En pourcentage du PIB, les taxes sur les carburants ont un poids supérieur en France (1,2 % du PIB en 2022) à la moyenne des pays de l’Union européenne ou de la zone euro (0,9 %). Le poids des taxes sur les carburants est nettement supérieur à la moyenne en Pologne, malgré un tarif élevé en euros et du fait d’un PIB relativement faible, et nettement inférieur en Suède.
Source Eurostat ; FIPECO
D) L’impact économique et social
La consommation des carburants est sensible à leur prix et donc au niveau des taxes. Un article publié en 2011 dans la revue économie et statistique montre ainsi que l’analyse économétrique de cette consommation conduit à une élasticité prix de court terme de 0,25/0,35, plus forte pour les ménages modestes, et à une élasticité prix de long terme de 0,6/0,7. Cette élasticité de long terme est plus élevée pour les ménages modestes et les ménages urbains. Les auteurs en concluent que les capacités d’adaptation sont fortes à moyen terme pour toutes les sous-populations considérées.

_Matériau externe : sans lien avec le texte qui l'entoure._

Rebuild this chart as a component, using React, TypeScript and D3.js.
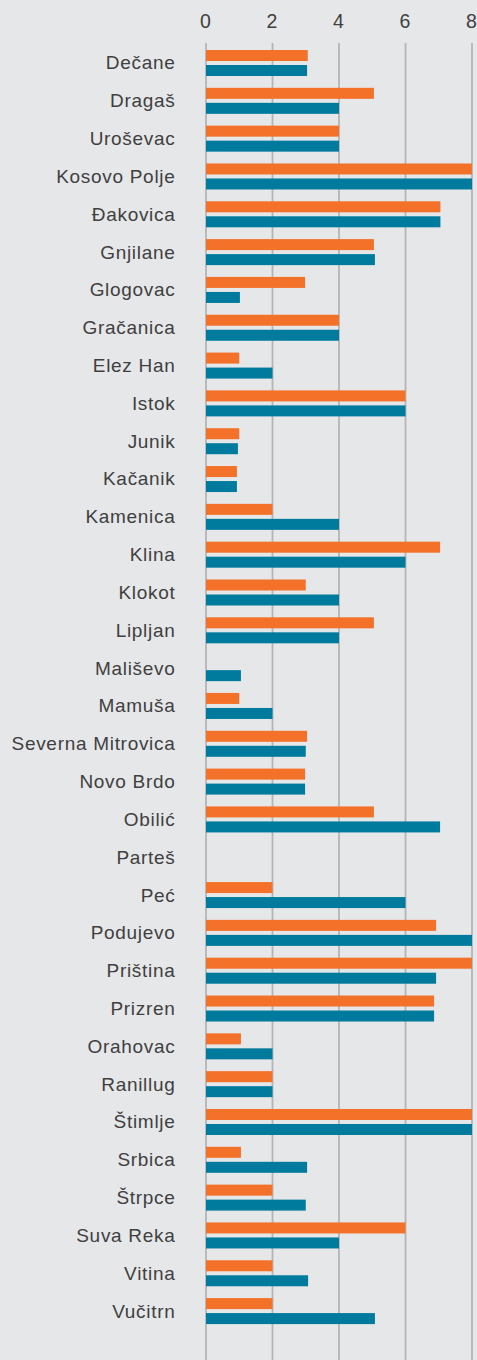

Dans un document de travail de l’Insee de juillet 2023, les auteurs mettent en évidence, avec des données bancaires à haute fréquence et une méthode nouvelle, que l’élasticité prix à court terme de la consommation est comprise entre 0,2 et 0,4. Elle varie sensiblement avec la consommation de carburant mais assez peu avec le revenu et le type d’habitat.
La dieselisation continue du parc automobile français jusqu’à ces dernières années illustre également la sensibilité des comportements des ménages à un écart de taxation, et donc de prix, en l’espèce favorable aux moteurs diesel.
Comme pour les autres impôts sur la consommation, le rapport du montant des taxes sur les produits énergétiques au revenu par unité de consommation des ménages est décroissant en fonction du revenu, ce qui confère un caractère dégressif à ces prélèvements, notamment parce que le taux d’épargne augmente avec le revenu.
Une étude publiée en février 2019 par Terra Nova montre ainsi que la composante carbone des taxes de consommation des produits énergétiques pèse plus fortement sur les ménages modestes. Son impact dépend aussi beaucoup des conditions de logement (mode de chauffage) et de transport entre le domicile et le lieu de travail.
[1] En conséquence, contrairement à la TVA, les accises n’amplifient pas les variations des prix hors taxes.
[2] Le gazole contient 0,002651 tonne de CO² par litre, soit une composante carbone de 11,8 c€/l ; le SP95-E5 contient 0,002287 tonne de CO² par litre, soit une composante carbone de 10,2 c€/l.